Trump administration officials “love to talk about their support for the U.S. LNG industry,” said one natural gas company executive, who was granted anonymity because he wasn’t authorized to speak to reporters. “But the actions the administration makes are mixed. Certain things are harder.”
An executive at another gas company was more explicit about how his colleagues were taking news that Trump was raising the price of steel, a major cost for new LNG projects.
“The industry is pissed,” said the person, who was also not authorized to talk to the media.

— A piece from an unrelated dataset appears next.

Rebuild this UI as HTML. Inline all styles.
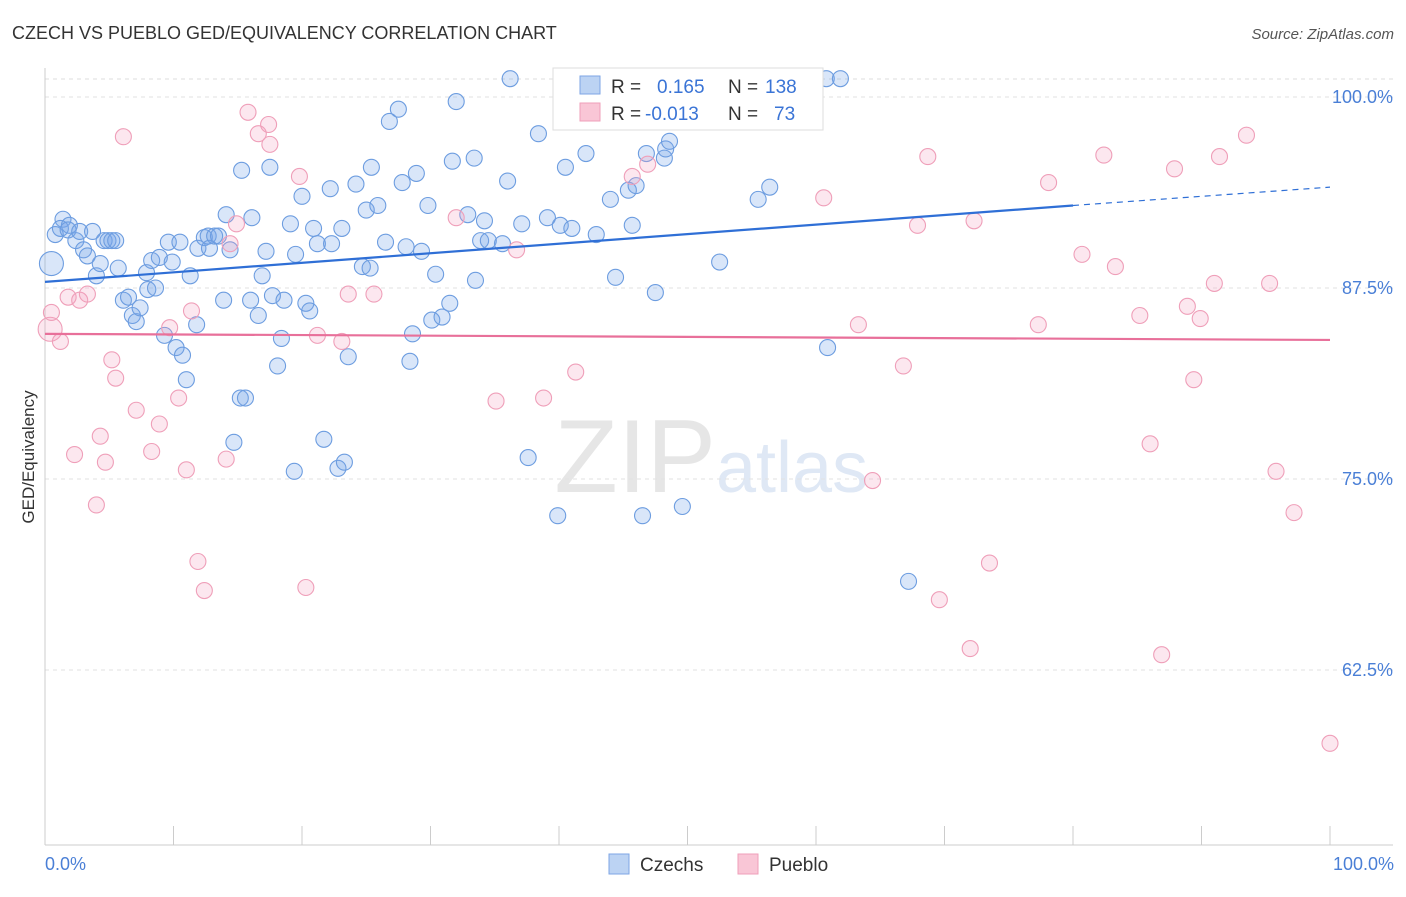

Michael Smith, chief executive of the gas export company Freeport LNG, said even the word “tariff,” widely used in his business as a synonym for normal fees, was enough to spook people.
“I said ‘tariff’ a couple of times on Monday and people looked like deer in the headlights,” Smith said. “‘Oh my God, no.’”
Not everyone, though, was so critical. Permitting costs and legal fees have climbed so dramatically in the United States that some companies said they would gladly accept the tariffs if they got relief from those costs, said Alan Armstrong, chief executive of pipeline owner Williams Companies.
“We’ll gladly pay a 25 percent tariff if we can get our permitting in order,” Armstrong said from the stage, adding later that his company buys most of its steel from Europe.
On Tuesday alone, Trump announced he was doubling his tariffs to 50 percent on steel and aluminum imports from Canada, only to reverse course after Ontario Premier Doug Ford dropped his plan to impose a surcharge on electricity shipments to the United States. Trump's 25 percent tariffs, however, began on Wednesday.